Exercise objective: Retype all of the listing exactly, passing over any picture you find.

━━━ Stored records

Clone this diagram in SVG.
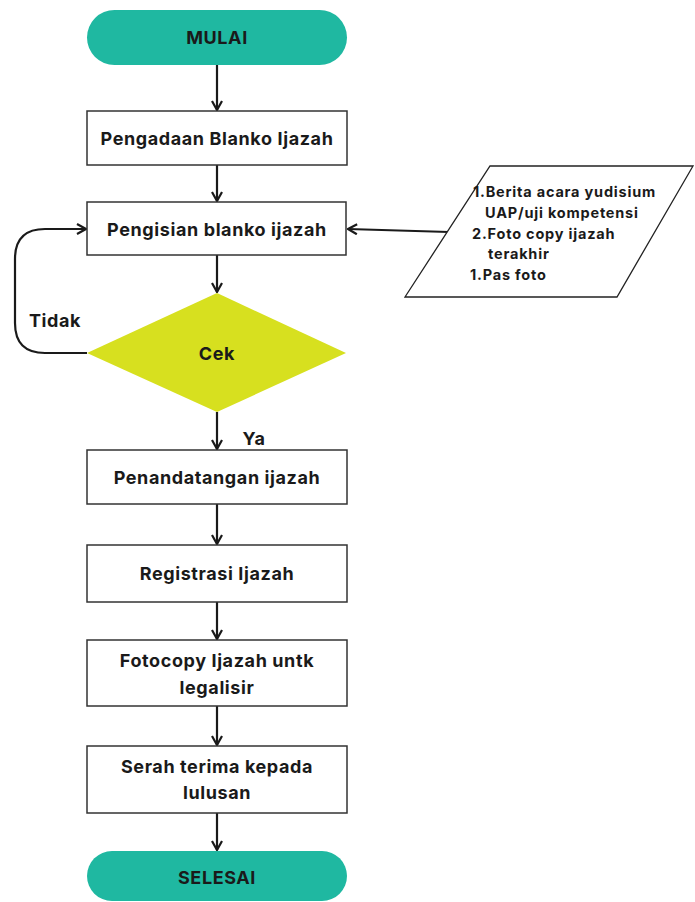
<svg xmlns="http://www.w3.org/2000/svg" width="695" height="902" viewBox="0 0 695 902">
<defs>
<marker id="ah" viewBox="0 0 12 12" refX="11" refY="6" markerWidth="12" markerHeight="12" markerUnits="userSpaceOnUse" orient="auto">
<path d="M2,1 L11,6 L2,11" fill="none" stroke="#1a1a1a" stroke-width="2.2"/>
</marker>
<style>
.box{fill:#fff;stroke:#333;stroke-width:1.5}
.term{fill:#1fb8a1}
.dec{fill:#d7e01f}
.io{fill:#fff;stroke:#222;stroke-width:1.3}
.t{font-family:Inter,"Liberation Sans",sans-serif;font-weight:700;font-size:18px;letter-spacing:0.6px;fill:#1a1a1a;text-anchor:middle;dominant-baseline:central}
.s{font-family:Inter,"Liberation Sans",sans-serif;font-weight:700;font-size:14.5px;letter-spacing:0.8px;fill:#1a1a1a}
.c{fill:none;stroke:#1a1a1a;stroke-width:2.2;marker-end:url(#ah)}
</style>
</defs>
<rect width="695" height="902" fill="#fff"/>
<g id="connectors">
<path class="c" d="M217,65 V110"/>
<path class="c" d="M217,165 V201"/>
<path class="c" d="M217,255 V292"/>
<path class="c" d="M217,412 V449"/>
<path class="c" d="M217,504 V544"/>
<path class="c" d="M217,602 V639"/>
<path class="c" d="M217,706 V745"/>
<path class="c" d="M217,813 V850"/>
<path class="c" d="M87,353 H45 Q15,353 15,323 V259 Q15,229 45,229 H86"/>
<path class="c" d="M449,232 L348,229"/>
<text class="t" x="55" y="320">Tidak</text>
<text class="t" x="254" y="438">Ya</text>
</g>
<g id="mulai">
<rect class="term" x="87" y="10" width="260" height="55" rx="27.5"/>
<text class="t" x="217" y="37">MULAI</text>
</g>
<g id="pengadaan">
<rect class="box" x="87" y="111" width="260" height="54"/>
<text class="t" x="217" y="138">Pengadaan Blanko Ijazah</text>
</g>
<g id="pengisian">
<rect class="box" x="87" y="202" width="259" height="53"/>
<text class="t" x="217" y="229">Pengisian blanko ijazah</text>
</g>
<g id="dokumen">
<polygon class="io" points="490,166 693,166 617,297 405,297"/>
<text class="s" x="473" y="197">1.Berita acara yudisium</text>
<text class="s" x="485" y="218">UAP/uji kompetensi</text>
<text class="s" x="472" y="239">2.Foto copy ijazah</text>
<text class="s" x="488" y="259">terakhir</text>
<text class="s" x="470" y="280">1.Pas foto</text>
</g>
<g id="cek">
<polygon class="dec" points="217,293 346,353 217,412 87,353"/>
<text class="t" x="217" y="353">Cek</text>
</g>
<g id="penandatangan">
<rect class="box" x="87" y="450" width="260" height="54"/>
<text class="t" x="217" y="477">Penandatangan ijazah</text>
</g>
<g id="registrasi">
<rect class="box" x="87" y="545" width="260" height="57"/>
<text class="t" x="217" y="573">Registrasi Ijazah</text>
</g>
<g id="fotocopy">
<rect class="box" x="87" y="640" width="260" height="66"/>
<text class="t" x="217" y="660">Fotocopy Ijazah untk</text>
<text class="t" x="217" y="687">legalisir</text>
</g>
<g id="serah">
<rect class="box" x="87" y="746" width="260" height="67"/>
<text class="t" x="217" y="766">Serah terima kepada</text>
<text class="t" x="217" y="792">lulusan</text>
</g>
<g id="selesai">
<rect class="term" x="87" y="851" width="260" height="50" rx="25"/>
<text class="t" x="217" y="877">SELESAI</text>
</g>
</svg>
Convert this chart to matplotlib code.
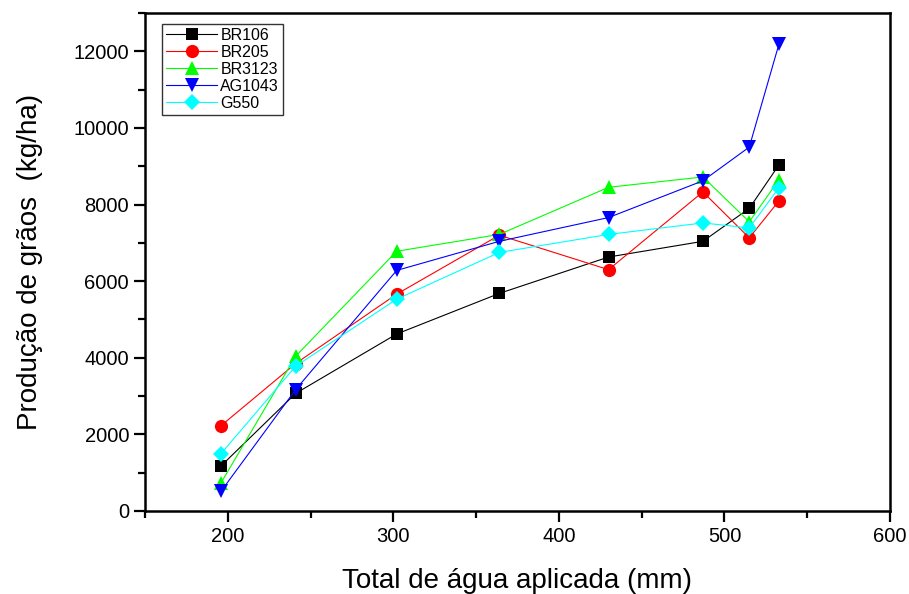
import numpy as np
import matplotlib.pyplot as plt
from matplotlib.ticker import MultipleLocator

plt.rcParams['font.family'] = ['Liberation Sans', 'DejaVu Sans']

agua = [196, 241, 302, 364, 430, 487, 515, 533]

br106 = [1180, 3070, 4620, 5680, 6630, 7040, 7900, 9040]
br205 = [2230, 3850, 5660, 7200, 6300, 8330, 7130, 8100]
br3123 = [740, 4040, 6780, 7220, 8450, 8720, 7550, 8650]
ag1043 = [520, 3170, 6280, 7040, 7660, 8620, 9500, 12200]
g550 = [1500, 3780, 5530, 6750, 7220, 7520, 7390, 8440]

series = [
    ('BR106', br106, 'black', 's', 8.5),
    ('BR205', br205, 'red', 'o', 9.5),
    ('BR3123', br3123, '#00ff00', '^', 10.5),
    ('AG1043', ag1043, 'blue', 'v', 10.5),
    ('G550', g550, 'cyan', 'D', 8.5),
]

fig = plt.figure(figsize=(9.09, 5.94), dpi=100)
ax = fig.add_axes([145 / 909, 1 - 511 / 594, (890 - 145) / 909, (511 - 13) / 594])

for nome, y, cor, mk, ms in series:
    ax.plot(agua, y, '-', marker=mk, color=cor, linewidth=0.8, markersize=ms,
            markeredgewidth=0, label=nome)

ax.set_xlim(150, 600)
ax.set_ylim(0, 13000)
ax.set_xticks([200, 300, 400, 500, 600])
ax.xaxis.set_minor_locator(MultipleLocator(50))
ax.yaxis.set_major_locator(MultipleLocator(2000))
ax.yaxis.set_minor_locator(MultipleLocator(1000))
ax.tick_params(axis='both', which='major', direction='out', length=8, width=1.6, labelsize=14.5)
ax.tick_params(axis='both', which='minor', direction='out', length=5, width=1.6)
ax.tick_params(top=False, right=False, which='both')
for s in ax.spines.values():
    s.set_linewidth(1.8)

ax.set_xlabel('Total de água aplicada (mm)', fontsize=20, labelpad=16)
ax.set_ylabel('Produção de grãos  (kg/ha)', fontsize=20, labelpad=22)

leg = ax.legend(loc='upper left', bbox_to_anchor=(0.023, 0.978), fontsize=11.5,
                frameon=True, fancybox=False, borderpad=0.25, labelspacing=0.12,
                handlelength=3.2, handletextpad=0.2, borderaxespad=0)
leg.get_frame().set_edgecolor('black')
leg.get_frame().set_linewidth(1.0)

plt.savefig('out.png', dpi=100)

━━━━━━

Answer for the task:
Clone this diagram in SVG.
<svg xmlns="http://www.w3.org/2000/svg" width="695" height="902" viewBox="0 0 695 902">
<defs>
<marker id="ah" viewBox="0 0 12 12" refX="11" refY="6" markerWidth="12" markerHeight="12" markerUnits="userSpaceOnUse" orient="auto">
<path d="M2,1 L11,6 L2,11" fill="none" stroke="#1a1a1a" stroke-width="2.2"/>
</marker>
<style>
.box{fill:#fff;stroke:#333;stroke-width:1.5}
.term{fill:#1fb8a1}
.dec{fill:#d7e01f}
.io{fill:#fff;stroke:#222;stroke-width:1.3}
.t{font-family:Inter,"Liberation Sans",sans-serif;font-weight:700;font-size:18px;letter-spacing:0.6px;fill:#1a1a1a;text-anchor:middle;dominant-baseline:central}
.s{font-family:Inter,"Liberation Sans",sans-serif;font-weight:700;font-size:14.5px;letter-spacing:0.8px;fill:#1a1a1a}
.c{fill:none;stroke:#1a1a1a;stroke-width:2.2;marker-end:url(#ah)}
</style>
</defs>
<rect width="695" height="902" fill="#fff"/>
<g id="connectors">
<path class="c" d="M217,65 V110"/>
<path class="c" d="M217,165 V201"/>
<path class="c" d="M217,255 V292"/>
<path class="c" d="M217,412 V449"/>
<path class="c" d="M217,504 V544"/>
<path class="c" d="M217,602 V639"/>
<path class="c" d="M217,706 V745"/>
<path class="c" d="M217,813 V850"/>
<path class="c" d="M87,353 H45 Q15,353 15,323 V259 Q15,229 45,229 H86"/>
<path class="c" d="M449,232 L348,229"/>
<text class="t" x="55" y="320">Tidak</text>
<text class="t" x="254" y="438">Ya</text>
</g>
<g id="mulai">
<rect class="term" x="87" y="10" width="260" height="55" rx="27.5"/>
<text class="t" x="217" y="37">MULAI</text>
</g>
<g id="pengadaan">
<rect class="box" x="87" y="111" width="260" height="54"/>
<text class="t" x="217" y="138">Pengadaan Blanko Ijazah</text>
</g>
<g id="pengisian">
<rect class="box" x="87" y="202" width="259" height="53"/>
<text class="t" x="217" y="229">Pengisian blanko ijazah</text>
</g>
<g id="dokumen">
<polygon class="io" points="490,166 693,166 617,297 405,297"/>
<text class="s" x="473" y="197">1.Berita acara yudisium</text>
<text class="s" x="485" y="218">UAP/uji kompetensi</text>
<text class="s" x="472" y="239">2.Foto copy ijazah</text>
<text class="s" x="488" y="259">terakhir</text>
<text class="s" x="470" y="280">1.Pas foto</text>
</g>
<g id="cek">
<polygon class="dec" points="217,293 346,353 217,412 87,353"/>
<text class="t" x="217" y="353">Cek</text>
</g>
<g id="penandatangan">
<rect class="box" x="87" y="450" width="260" height="54"/>
<text class="t" x="217" y="477">Penandatangan ijazah</text>
</g>
<g id="registrasi">
<rect class="box" x="87" y="545" width="260" height="57"/>
<text class="t" x="217" y="573">Registrasi Ijazah</text>
</g>
<g id="fotocopy">
<rect class="box" x="87" y="640" width="260" height="66"/>
<text class="t" x="217" y="660">Fotocopy Ijazah untk</text>
<text class="t" x="217" y="687">legalisir</text>
</g>
<g id="serah">
<rect class="box" x="87" y="746" width="260" height="67"/>
<text class="t" x="217" y="766">Serah terima kepada</text>
<text class="t" x="217" y="792">lulusan</text>
</g>
<g id="selesai">
<rect class="term" x="87" y="851" width="260" height="50" rx="25"/>
<text class="t" x="217" y="877">SELESAI</text>
</g>
</svg>
Convert this chart to matplotlib code.
import numpy as np
import matplotlib.pyplot as plt
from matplotlib.ticker import MultipleLocator

plt.rcParams['font.family'] = ['Liberation Sans', 'DejaVu Sans']

agua = [196, 241, 302, 364, 430, 487, 515, 533]

br106 = [1180, 3070, 4620, 5680, 6630, 7040, 7900, 9040]
br205 = [2230, 3850, 5660, 7200, 6300, 8330, 7130, 8100]
br3123 = [740, 4040, 6780, 7220, 8450, 8720, 7550, 8650]
ag1043 = [520, 3170, 6280, 7040, 7660, 8620, 9500, 12200]
g550 = [1500, 3780, 5530, 6750, 7220, 7520, 7390, 8440]

series = [
    ('BR106', br106, 'black', 's', 8.5),
    ('BR205', br205, 'red', 'o', 9.5),
    ('BR3123', br3123, '#00ff00', '^', 10.5),
    ('AG1043', ag1043, 'blue', 'v', 10.5),
    ('G550', g550, 'cyan', 'D', 8.5),
]

fig = plt.figure(figsize=(9.09, 5.94), dpi=100)
ax = fig.add_axes([145 / 909, 1 - 511 / 594, (890 - 145) / 909, (511 - 13) / 594])

for nome, y, cor, mk, ms in series:
    ax.plot(agua, y, '-', marker=mk, color=cor, linewidth=0.8, markersize=ms,
            markeredgewidth=0, label=nome)

ax.set_xlim(150, 600)
ax.set_ylim(0, 13000)
ax.set_xticks([200, 300, 400, 500, 600])
ax.xaxis.set_minor_locator(MultipleLocator(50))
ax.yaxis.set_major_locator(MultipleLocator(2000))
ax.yaxis.set_minor_locator(MultipleLocator(1000))
ax.tick_params(axis='both', which='major', direction='out', length=8, width=1.6, labelsize=14.5)
ax.tick_params(axis='both', which='minor', direction='out', length=5, width=1.6)
ax.tick_params(top=False, right=False, which='both')
for s in ax.spines.values():
    s.set_linewidth(1.8)

ax.set_xlabel('Total de água aplicada (mm)', fontsize=20, labelpad=16)
ax.set_ylabel('Produção de grãos  (kg/ha)', fontsize=20, labelpad=22)

leg = ax.legend(loc='upper left', bbox_to_anchor=(0.023, 0.978), fontsize=11.5,
                frameon=True, fancybox=False, borderpad=0.25, labelspacing=0.12,
                handlelength=3.2, handletextpad=0.2, borderaxespad=0)
leg.get_frame().set_edgecolor('black')
leg.get_frame().set_linewidth(1.0)

plt.savefig('out.png', dpi=100)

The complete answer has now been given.